Just as I didn't bother to check out the credentials of the authors or their motives (at 6 yrs. old!), so believers in the authenticity of scriptural writings don't bother either. What if they were lying or on drugs, stinking drunk, or insane? From some of the things you read in those texts, these explanations seem the only reasonable ones. There is no way to authenticate whether they or a committee wrote those words, and all that IS available are translations of translations. This is even farther from reality than those biplanes in space, and yet people are taught to take those words as authentic.

So, whether biplanes in space or a man who walks on water, the sayings and writings of Greek philosophers, etc., logic must be the criteria for testing information for accuracy and utility. But what if those biblical authors talked junk, even if they might have (and there again, there is no way to verify this) actually believed what they wrote? There are too many "if‘s" to take them seriously. Now, some people haul out the "inspired" interpretation, or spin, about these writings, but what exactly does that mean or tell us about the authors or their minds and motivations? Nothing. Let's not forget, alcoholic beverages fall under the category of "spirits.“

Now, if you're a Catholic, let it be known the Church says that only the ORIGINAL texts are "inspired," which is comparable to saying that it's true because it's in the bible, because the bible says it's true, and avoids the question, "So maybe it's not true at all?" Be very careful whose word you take for things (or what you pray for).

I’ve been accused of being a man who "hates God," who is negative, narrow-minded . . . so far. This page is typical me, the author, and what you read is what I am. If there's anything I've written to insult intelligence, look for it, and that's what throws believers. I don't say anything to insult their intelligences while talking plainly, and I have nothing to gain from being outspoken. But what do those have to gain in telling people to accept what they're saying without question, especially, things that absolutely make no sense at all? To take the words of barbarians who never used toilet paper, and saw slaying, not dialogue, as the best and only acceptable way of relating to their neighbors? Ignorant writers, I am not making this up, preaching to equally ignorant readers, with the "authority" they claimed to have received from a mutually accepted "source?" Maybe everyone was ON something those days, maybe they were inbred, suffered from mass hallucinations off and on; tribes are known to believe very strange things, and THESE tribes were dangerous not only to their neighbors, but amongst themselves. (Have I insulted your intelligence yet? Thought not.)
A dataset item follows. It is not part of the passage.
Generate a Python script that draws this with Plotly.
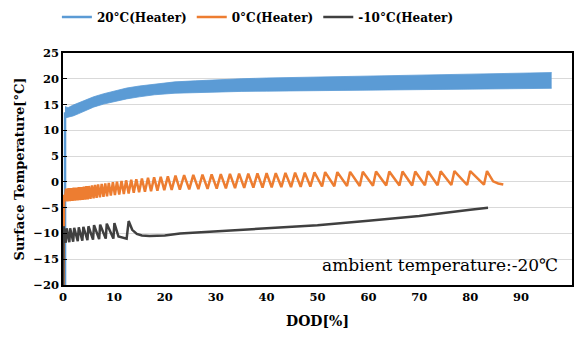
import plotly.graph_objects as go

# ---------------- data ----------------
# 20°C heater: dense oscillation drawn as its min/max envelope
blue_start_dod = [0.4, 0.4]
blue_start_temp = [-20.0, 13.5]
blue_dod = [0.4, 1, 2, 3, 4.5, 6, 8, 10, 12.5, 15, 18, 22, 26, 30, 35, 40, 50, 60, 70, 80, 90, 96]
blue_upper = [14.6, 14.4, 14.9, 15.3, 15.9, 16.5, 17.1, 17.6, 18.2, 18.6, 19.0, 19.4, 19.6, 19.8,
              20.0, 20.15, 20.35, 20.55, 20.75, 20.9, 21.05, 21.2]
blue_lower = [12.4, 12.5, 12.8, 13.2, 13.8, 14.5, 15.1, 15.6, 16.1, 16.5, 16.9, 17.2, 17.35, 17.45,
              17.55, 17.6, 17.7, 17.8, 17.9, 18.0, 18.1, 18.15]

# 0°C heater: trough (before each peak) and peak of every cycle
orange_start_dod = [0.1, 0.2]
orange_start_temp = [-20.0, -2.5]
orange_trough_dod = [0.3, 0.85, 1.35, 1.85, 2.35, 2.85, 3.35, 3.85, 4.35, 4.85,
                     5.4, 6.0, 6.6, 7.25, 7.95, 8.65, 9.4, 10.2, 11.05, 11.95,
                     12.9, 13.9, 14.95, 16.1, 17.3, 18.55, 19.9, 21.35, 22.95, 24.8,
                     26.6, 28.4, 30.2, 32.0, 33.8, 35.6, 37.4, 39.2, 41.0, 42.9,
                     44.8, 46.7, 48.6, 50.9, 53.3, 55.8, 58.3, 60.9, 63.5, 66.1,
                     68.6, 71.1, 73.6, 76.3, 79.4, 82.7]
orange_trough_temp = [-3.8, -3.8, -3.75, -3.7, -3.65, -3.6, -3.55, -3.5, -3.45, -3.4,
                      -3.3, -3.2, -3.1, -3.0, -2.9, -2.8, -2.65, -2.55, -2.45, -2.35,
                      -2.25, -2.1, -2.0, -1.9, -1.8, -1.7, -1.6, -1.55, -1.5, -1.45,
                      -1.4, -1.35, -1.3, -1.25, -1.2, -1.15, -1.1, -1.1, -1.05, -1.0,
                      -1.0, -0.95, -0.9, -0.9, -0.85, -0.8, -0.8, -0.75, -0.7, -0.7,
                      -0.7, -0.65, -0.65, -0.6, -0.6, -0.55]
orange_peak_dod = [0.6, 1.1, 1.6, 2.1, 2.6, 3.1, 3.6, 4.1, 4.6, 5.1,
                   5.7, 6.3, 6.9, 7.6, 8.3, 9.0, 9.8, 10.6, 11.5, 12.4,
                   13.4, 14.4, 15.5, 16.7, 17.9, 19.2, 20.6, 22.1, 23.8, 25.6,
                   27.4, 29.2, 31.0, 32.8, 34.6, 36.4, 38.2, 40.0, 41.8, 43.7,
                   45.6, 47.5, 49.4, 51.5, 53.9, 56.4, 58.9, 61.5, 64.1, 66.7,
                   69.2, 71.7, 74.2, 76.9, 80.0, 83.3]
orange_peak_temp = [-1.3, -1.2, -1.2, -1.1, -1.1, -1.0, -1.0, -0.9, -0.8, -0.8,
                    -0.7, -0.6, -0.5, -0.4, -0.3, -0.2, -0.05, 0.05, 0.2, 0.3,
                    0.4, 0.5, 0.65, 0.8, 0.9, 1.0, 1.1, 1.2, 1.3, 1.35,
                    1.4, 1.45, 1.5, 1.55, 1.6, 1.6, 1.65, 1.7, 1.7, 1.75,
                    1.8, 1.8, 1.85, 1.9, 1.9, 1.95, 1.95, 2.0, 2.0, 2.0,
                    2.0, 2.05, 2.05, 2.1, 2.1, 2.1]
orange_tail_dod = [84.5, 85.5, 86.5]
orange_tail_temp = [0.1, -0.3, -0.5]

# -10°C heater
black_dod = [0.0, 0.1, 0.55, 0.7, 1.25, 1.4, 2.0, 2.2, 2.9, 3.1, 3.8, 4.0, 4.8, 5.0,
             5.9, 6.1, 7.1, 7.3, 8.4, 8.6, 9.9, 10.1, 10.9, 12.5, 12.9, 13.6, 14.5,
             15.5, 17, 20, 23, 30, 40, 50, 60, 70, 80, 83.5]
black_temp = [-20.0, -8.6, -11.8, -9.0, -11.7, -9.0, -11.6, -8.9, -11.5, -8.8, -11.4, -8.7,
              -11.3, -8.6, -11.2, -8.4, -11.1, -8.3, -11.0, -8.1, -11.0, -8.0, -10.6, -11.0,
              -7.6, -9.3, -10.1, -10.4, -10.5, -10.4, -10.0, -9.62, -9.06, -8.4, -7.55,
              -6.6, -5.4, -5.0]

series_names = ["20°C(Heater)", "0°C(Heater)", "-10°C(Heater)"]
colors = ["#5B9BD5", "#ED7D31", "#404040"]
x_ticks = [0, 10, 20, 30, 40, 50, 60, 70, 80, 90, 100]
y_ticks = [-20, -15, -10, -5, 0, 5, 10, 15, 20, 25]

# ---------------- build ----------------
orange_x = list(orange_start_dod)
orange_y = list(orange_start_temp)
for td, tt, pd_, pt in zip(orange_trough_dod, orange_trough_temp, orange_peak_dod, orange_peak_temp):
    orange_x += [td, pd_]
    orange_y += [tt, pt]
orange_x += orange_tail_dod
orange_y += orange_tail_temp

FONT = "DejaVu Serif"
fig = go.Figure()

fig.add_trace(go.Scatter(x=blue_start_dod, y=blue_start_temp, mode="lines",
                         line=dict(color=colors[0], width=2.5), name=series_names[0]))
fig.add_trace(go.Scatter(x=blue_dod, y=blue_upper, mode="lines",
                         line=dict(color=colors[0], width=0.8), showlegend=False, hoverinfo="skip"))
fig.add_trace(go.Scatter(x=blue_dod, y=blue_lower, mode="lines", fill="tonexty",
                         fillcolor=colors[0], line=dict(color=colors[0], width=0.8),
                         showlegend=False, hoverinfo="skip"))
fig.add_trace(go.Scatter(x=orange_x, y=orange_y, mode="lines",
                         line=dict(color=colors[1], width=2.5), name=series_names[1]))
fig.add_trace(go.Scatter(x=black_dod, y=black_temp, mode="lines",
                         line=dict(color=colors[2], width=2.5), name=series_names[2]))

fig.add_annotation(x=97.6, y=-16.2, xref="x", yref="y", xanchor="right", yanchor="middle",
                   text="ambient temperature:-20℃", showarrow=False,
                   font=dict(family=FONT, size=17, color="black"))

# the page body adds an 8px offset, so the figure is 8px smaller on each axis
fig.update_layout(
    width=576, height=332,
    margin=dict(l=55, r=12, t=45, b=55, autoexpand=False),
    paper_bgcolor="white", plot_bgcolor="white",
    font=dict(family=FONT, color="black"),
    legend=dict(orientation="h", x=-0.012, xanchor="left", y=1.155, yanchor="middle",
                traceorder="normal",
                font=dict(family=FONT, size=12, color="black", weight="bold"),
                itemwidth=30, bgcolor="rgba(0,0,0,0)"),
    xaxis=dict(range=[0, 100], tickvals=x_ticks, showgrid=False, zeroline=False,
               showline=True, linecolor="black", linewidth=1.5, mirror=True, ticks="",
               tickfont=dict(family=FONT, size=11.5, color="black", weight="bold"),
               title=dict(text="DOD[%]", font=dict(family=FONT, size=14, color="black", weight="bold"),
                          standoff=14)),
    yaxis=dict(range=[-20, 25], tickvals=y_ticks, showgrid=True, gridcolor="#D9D9D9", gridwidth=1.2,
               zeroline=False, showline=True, linecolor="black", linewidth=1.5, mirror=True,
               ticks="inside", ticklen=4, tickcolor="black",
               tickfont=dict(family=FONT, size=11.5, color="black", weight="bold"),
               title=dict(text="Surface Temperature[°C]",
                          font=dict(family=FONT, size=13, color="black", weight="bold"),
                          standoff=6)),
)

fig.write_html("out.html")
You might well ask yourself what the hell we're dealing with. We don't know the writers, their motivations, what they meant because they never explain anything and just expect you to accept their words because they said so - if they really said those words at all. You call this mess, "inspired?" Maybe they believed the moon was made of green cheese or halva or some substance that glows in the dark, and maybe they believed you could get to our moon by floating up - after all, floating up WAS possible then, right?

Now, all of these matters deal strictly with writers and the times in which they lived, but what about the moral sense they had? Read for yourself of the atrocities they justified - the mind sets of bigotry, revenge (have you read ALL the psalms?), and strangleholds against really seeing the world any differently than they interpreted it to be. Why, those fellows didn't even listen to themselves, proofread what they wrote, which is why they contradicted themselves so much.
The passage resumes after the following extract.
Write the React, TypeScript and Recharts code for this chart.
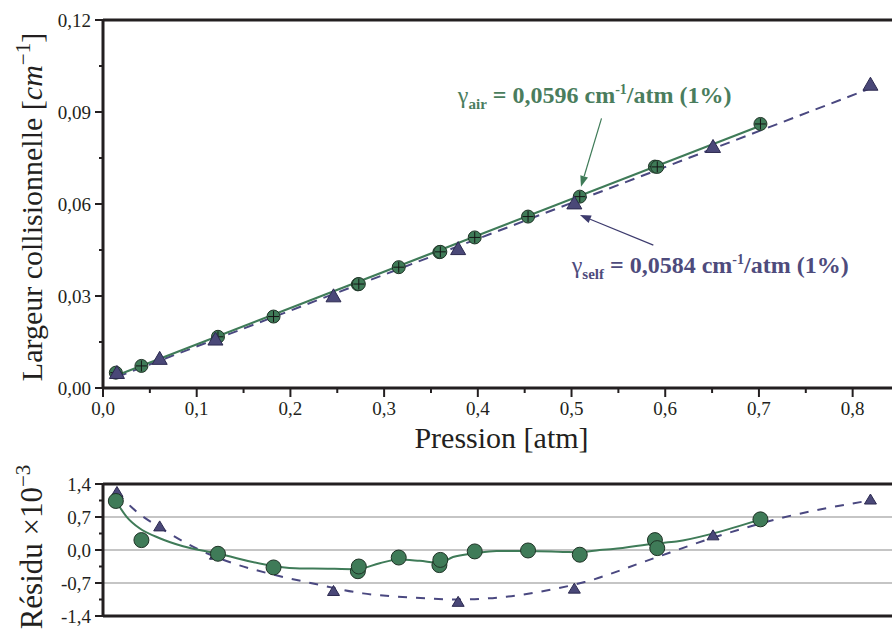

None of the above I‘ve written should be revelatory. Even Timothy Leary commented that the Book of Revelations had to have been written by someone high on drugs, and he knew just what he was talking about, and was a real person. So, just why in the hell do people take these writings seriously, and are willing to participate in ignorance? Maybe it's a case of the more bullshittier it is, the more mysterious and sacred it is held up to be.

"Fool me once, shame on you, fool me twice, shame on me," goes the old adage.